LECZENIE DOMOWE W momencie pojawienia się skurczu w łydce należy wyprostować nogę w stawie kolanowym, unieść ją nieco wyżej oraz przygiąć mocno stopę w stawie skokowym. Po kilku minutach skurcz powinien ustąpić, choć nieznaczny ból może utrzymywać się jeszcze nawet przez kilka godzin. Aby zmniejszyć ryzyko pojawienia się skurczów łydek niezbędne jest przestrzeganie odpowiedniej diety bogatej w wapń. Spożycie jogurtu czy też twarożku pozwolą uzupełnić dzienną dawkę wapnia. Spożywanie większej ilości mleka oraz witaminy B może również ograniczyć ryzyko pojawienia się przykrych kurczy łydek. Warto również wprowadzić dietę wzbogaconą w produkty zawierające magnez jak np. migdały, orzechy, banany, fasola. Zapobiegać skurczom łydek można również poprzez zwracanie szczególnej uwagi na to, by nie forsować zbytnio obciążonych w ciąży nóg. Nie należy zbyt dugo przebywać w pozycji stojącej bądź siedzącej, unikać zakładania nogi na nogę oraz spania z wyprostowanymi nogami. Na stan nóg wpływa korzystnie ciepła kąpiel, odpoczynek z nogami uniesionymi nieco wyżej czy też wieczorny masaż nóg.

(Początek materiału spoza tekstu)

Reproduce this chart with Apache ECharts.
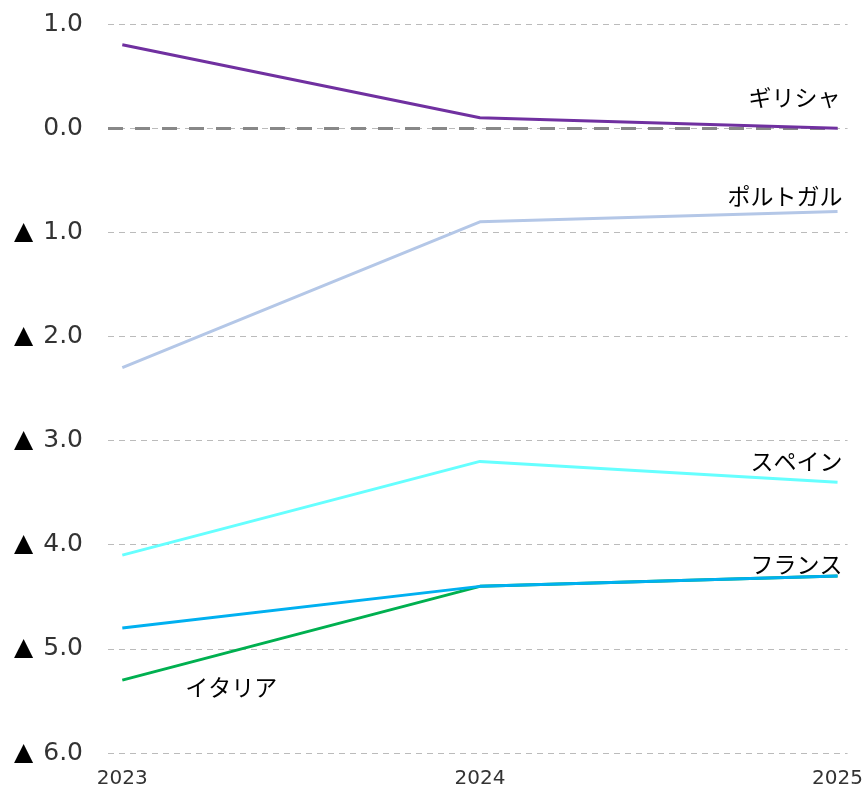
<!DOCTYPE html>
<html><head><meta charset="utf-8">
<script src="https://cdn.jsdelivr.net/npm/echarts@6/dist/echarts.min.js"></script>
<style>html,body{margin:0;padding:0;background:#fff}#c{width:866px;height:796px}</style>
</head><body><div id="c"></div>
<script>
const years = [2023, 2024, 2025];
const yTicks = [1, 0, -1, -2, -3, -4, -5, -6];
const greece = [0.8, 0.1, 0.0];
const portugal = [-2.3, -0.9, -0.8];
const spain = [-4.1, -3.2, -3.4];
const france = [-4.8, -4.4, -4.3];
const italy = [-5.3, -4.4, -4.3];

const seriesDefs = [
  {name: 'ポルトガル', data: portugal, color: '#B4C7E7', at: 2, off: [5, -15], align: 'right'},
  {name: 'スペイン', data: spain, color: '#66FFFF', at: 2, off: [5, -21], align: 'right'},
  {name: 'イタリア', data: italy, color: '#00B050', at: 0, off: [63, 7], align: 'left'},
  {name: 'フランス', data: france, color: '#00B0F0', at: 2, off: [5, -12], align: 'right'},
  {name: 'ギリシャ', data: greece, color: '#7030A0', at: 2, off: [3, -31], align: 'right'}
];

const chart = echarts.init(document.getElementById('c'));
const series = seriesDefs.map((s, i) => ({
  name: s.name,
  type: 'line',
  data: years.map((y, k) => [y, s.data[k]]),
  showSymbol: false,
  symbol: 'none',
  lineStyle: {color: s.color, width: 3},
  itemStyle: {color: s.color},
  z: 3 + i,
  silent: true,
  animation: false,
  markPoint: {
    silent: true,
    symbol: 'circle',
    symbolSize: 0,
    animation: false,
    data: [{
      coord: [years[s.at], s.data[s.at]],
      label: {
        show: true,
        formatter: s.name,
        position: 'inside',
        align: s.align,
        verticalAlign: 'middle',
        offset: s.off,
        color: '#000',
        fontSize: 23,
        fontFamily: 'Noto Sans CJK JP'
      }
    }]
  }
}));
series.unshift({
  type: 'line',
  data: [],
  silent: true,
  z: 2,
  markLine: {
    silent: true,
    symbol: 'none',
    animation: false,
    label: {show: false},
    lineStyle: {color: '#888', width: 3, type: [15, 12]},
    data: [[{coord: [2022.96, 0]}, {coord: [years[2], 0]}]]
  }
});

chart.setOption({
  animation: false,
  grid: {left: 108, right: 18, top: 24, bottom: 43, containLabel: false},
  xAxis: {
    type: 'value',
    min: 2022.96,
    max: 2025.028,
    axisLine: {show: false},
    axisTick: {show: false},
    splitLine: {show: false},
    axisLabel: {
      customValues: years,
      formatter: v => String(v),
      color: '#333',
      fontSize: 20,
      fontFamily: 'DejaVu Sans',
      margin: 16
    }
  },
  yAxis: {
    type: 'value',
    min: -6,
    max: 1,
    interval: 1,
    axisLine: {show: false},
    axisTick: {show: false},
    splitLine: {lineStyle: {color: '#bbb', width: 1, type: [6, 5]}},
    axisLabel: {
      margin: 25,
      fontSize: 25,
      fontFamily: 'DejaVu Sans',
      color: '#333',
      formatter: v => v < 0 ? '{t|▲}{n|' + Math.abs(v).toFixed(1) + '}' : '{n|' + v.toFixed(1) + '}',
      rich: {
        t: {color: '#000', fontSize: 25, fontFamily: 'DejaVu Sans', padding: [0, 10, 0, 0]},
        n: {color: '#333', fontSize: 25, fontFamily: 'DejaVu Sans'}
      }
    }
  },
  series: series
});
</script>
</body></html>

W ciąży warto również nosić ciążowe rajstopy ściągające.
 
Agatatje, fajnie że to napisałas, cenne uwagi napewno sie przydadzą ale moj problem to nie skurcze ja nie mam ani poł skurczu to jest bol w lydkach jakby kosci sie mialy rozpadac:( pije cały czas magnez ale to mało pomaga i dlatego gin przepisala mi ten potas, którego boje sie brac
 
reklama
Dołaczam do przyszlych mam, które siedza w domciu:D - kolejne 3 tygodnie na L4- w ciągu 3 dni nabawiłam się zapalenia oskrzeli. Czuję sie potwornie- dobrze, że nie towarzyszy temu goraczka, tylko chyrlam jak głupia:( no i martwię się bo niestety musze zażyc antybiotyk- w malej dawce, ale niestety jest konieczny. Mam nadzieję, że w żaden sposób nie zaszkodzi maleństwu- teraz wiem, że nawet lekkiego kaszlu nie wolno bagatelizować- bo wystarczy kilka godzin, aby rozwinęło się to w coś poważniejszego.